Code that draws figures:
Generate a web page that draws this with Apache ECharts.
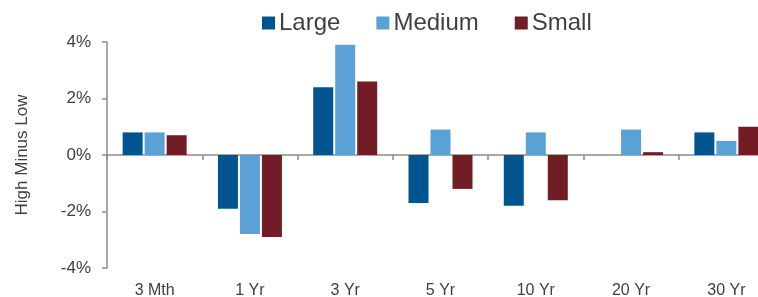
<!DOCTYPE html>
<html>
<head>
<meta charset="utf-8">
<script src="https://cdn.jsdelivr.net/npm/echarts@6/dist/echarts.min.js"></script>
<style>
  html, body { margin: 0; padding: 0; background: #fff; }
  #myChart { width: 758px; height: 297px; }
</style>
</head>
<body>
<div id="myChart"></div>
<script>
// 期限
const categories = ['3 Mth', '1 Yr', '3 Yr', '5 Yr', '10 Yr', '20 Yr', '30 Yr']
// High Minus Low, %
const large = [0.8, -1.9, 2.4, -1.7, -1.8, 0, 0.8]
const medium = [0.8, -2.8, 3.9, 0.9, 0.8, 0.9, 0.5]
const small = [0.7, -2.9, 2.6, -1.2, -1.6, 0.1, 1.0]
const seriesNames = ['Large', 'Medium', 'Small']
const colors = ['#00558F', '#5AA1D5', '#721C26']

const axisGrey = '#8c8c8c'
const textGrey = '#404040'
const font = 'Arial, "Liberation Sans", sans-serif'

function barSeries(name, data, color) {
  return {
    name: name,
    type: 'bar',
    xAxisIndex: 0,
    data: data,
    barWidth: 20,
    barGap: '10%',
    itemStyle: { color: color },
    emphasis: { disabled: true }
  }
}

let option = {
  animation: false,
  color: colors,
  legend: {
    left: 257,
    top: 6,
    itemWidth: 13,
    itemHeight: 13,
    itemGap: 36,
    icon: 'rect',
    textStyle: { fontSize: 24, color: textGrey, fontFamily: font, padding: [0, 0, 0, -1] },
    data: seriesNames
  },
  grid: {
    left: 107,
    top: 42,
    width: 667,
    bottom: 29,
    containLabel: false,
    outerBoundsMode: 'none'
  },
  xAxis: [
    {
      // 0% 轴线
      type: 'category',
      data: categories,
      axisLine: { onZero: true, lineStyle: { color: axisGrey, width: 1.5 } },
      axisTick: { show: true, length: 5, inside: false, lineStyle: { color: axisGrey, width: 1.5 } },
      axisLabel: { show: false },
      splitLine: { show: false }
    },
    {
      // 底部标签
      type: 'category',
      data: categories,
      position: 'bottom',
      axisLine: { show: false, onZero: false },
      axisTick: { show: false },
      axisLabel: { margin: 15, fontSize: 16, color: textGrey, fontFamily: font },
      splitLine: { show: false }
    }
  ],
  yAxis: {
    type: 'value',
    min: -4,
    max: 4,
    interval: 2,
    name: 'High Minus Low',
    nameLocation: 'middle',
    nameGap: 76,
    nameTextStyle: { fontSize: 17, color: textGrey, fontFamily: font },
    axisLine: { show: true, lineStyle: { color: axisGrey, width: 1.5 } },
    axisTick: { show: true, length: 5, lineStyle: { color: axisGrey, width: 1.5 } },
    axisLabel: { margin: 16, fontSize: 17, color: textGrey, fontFamily: font, formatter: '{value}%' },
    splitLine: { show: false }
  },
  series: [
    barSeries(seriesNames[0], large, colors[0]),
    barSeries(seriesNames[1], medium, colors[1]),
    barSeries(seriesNames[2], small, colors[2])
  ]
}

let myChart = echarts.init(document.getElementById('myChart'), null, { renderer: 'canvas' })
myChart.setOption(option)
</script>
</body>
</html>
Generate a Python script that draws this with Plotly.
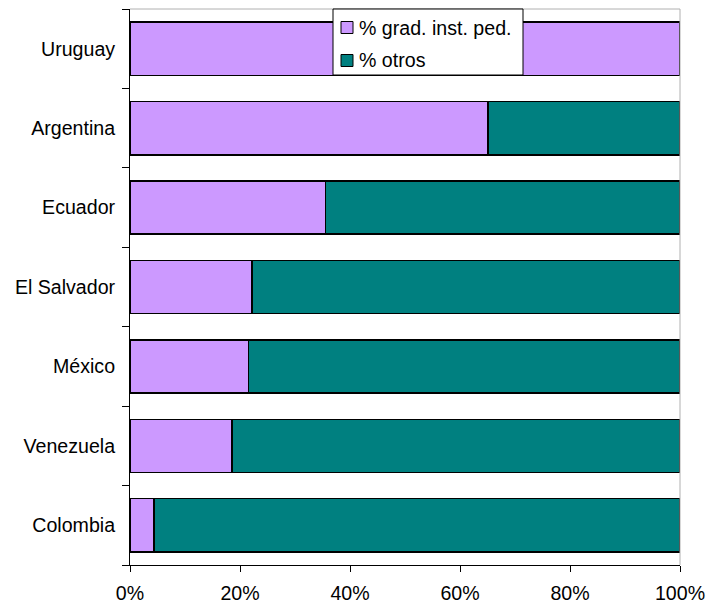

• **TASK GOAL**: Exactly reproduce the entries above, minus the pictures.

• **RESPONSE BELOW**:
Generate a web page that draws this with Apache ECharts.
<!DOCTYPE html>
<html>
<head>
<meta charset="utf-8">
<script src="https://cdn.jsdelivr.net/npm/echarts@6/dist/echarts.min.js"></script>
<style>
  html, body { margin: 0; padding: 0; background: #fff; }
  #myChart { width: 758px; height: 297px; }
</style>
</head>
<body>
<div id="myChart"></div>
<script>
// 期限
const categories = ['3 Mth', '1 Yr', '3 Yr', '5 Yr', '10 Yr', '20 Yr', '30 Yr']
// High Minus Low, %
const large = [0.8, -1.9, 2.4, -1.7, -1.8, 0, 0.8]
const medium = [0.8, -2.8, 3.9, 0.9, 0.8, 0.9, 0.5]
const small = [0.7, -2.9, 2.6, -1.2, -1.6, 0.1, 1.0]
const seriesNames = ['Large', 'Medium', 'Small']
const colors = ['#00558F', '#5AA1D5', '#721C26']

const axisGrey = '#8c8c8c'
const textGrey = '#404040'
const font = 'Arial, "Liberation Sans", sans-serif'

function barSeries(name, data, color) {
  return {
    name: name,
    type: 'bar',
    xAxisIndex: 0,
    data: data,
    barWidth: 20,
    barGap: '10%',
    itemStyle: { color: color },
    emphasis: { disabled: true }
  }
}

let option = {
  animation: false,
  color: colors,
  legend: {
    left: 257,
    top: 6,
    itemWidth: 13,
    itemHeight: 13,
    itemGap: 36,
    icon: 'rect',
    textStyle: { fontSize: 24, color: textGrey, fontFamily: font, padding: [0, 0, 0, -1] },
    data: seriesNames
  },
  grid: {
    left: 107,
    top: 42,
    width: 667,
    bottom: 29,
    containLabel: false,
    outerBoundsMode: 'none'
  },
  xAxis: [
    {
      // 0% 轴线
      type: 'category',
      data: categories,
      axisLine: { onZero: true, lineStyle: { color: axisGrey, width: 1.5 } },
      axisTick: { show: true, length: 5, inside: false, lineStyle: { color: axisGrey, width: 1.5 } },
      axisLabel: { show: false },
      splitLine: { show: false }
    },
    {
      // 底部标签
      type: 'category',
      data: categories,
      position: 'bottom',
      axisLine: { show: false, onZero: false },
      axisTick: { show: false },
      axisLabel: { margin: 15, fontSize: 16, color: textGrey, fontFamily: font },
      splitLine: { show: false }
    }
  ],
  yAxis: {
    type: 'value',
    min: -4,
    max: 4,
    interval: 2,
    name: 'High Minus Low',
    nameLocation: 'middle',
    nameGap: 76,
    nameTextStyle: { fontSize: 17, color: textGrey, fontFamily: font },
    axisLine: { show: true, lineStyle: { color: axisGrey, width: 1.5 } },
    axisTick: { show: true, length: 5, lineStyle: { color: axisGrey, width: 1.5 } },
    axisLabel: { margin: 16, fontSize: 17, color: textGrey, fontFamily: font, formatter: '{value}%' },
    splitLine: { show: false }
  },
  series: [
    barSeries(seriesNames[0], large, colors[0]),
    barSeries(seriesNames[1], medium, colors[1]),
    barSeries(seriesNames[2], small, colors[2])
  ]
}

let myChart = echarts.init(document.getElementById('myChart'), null, { renderer: 'canvas' })
myChart.setOption(option)
</script>
</body>
</html>
Generate a Python script that draws this with Plotly.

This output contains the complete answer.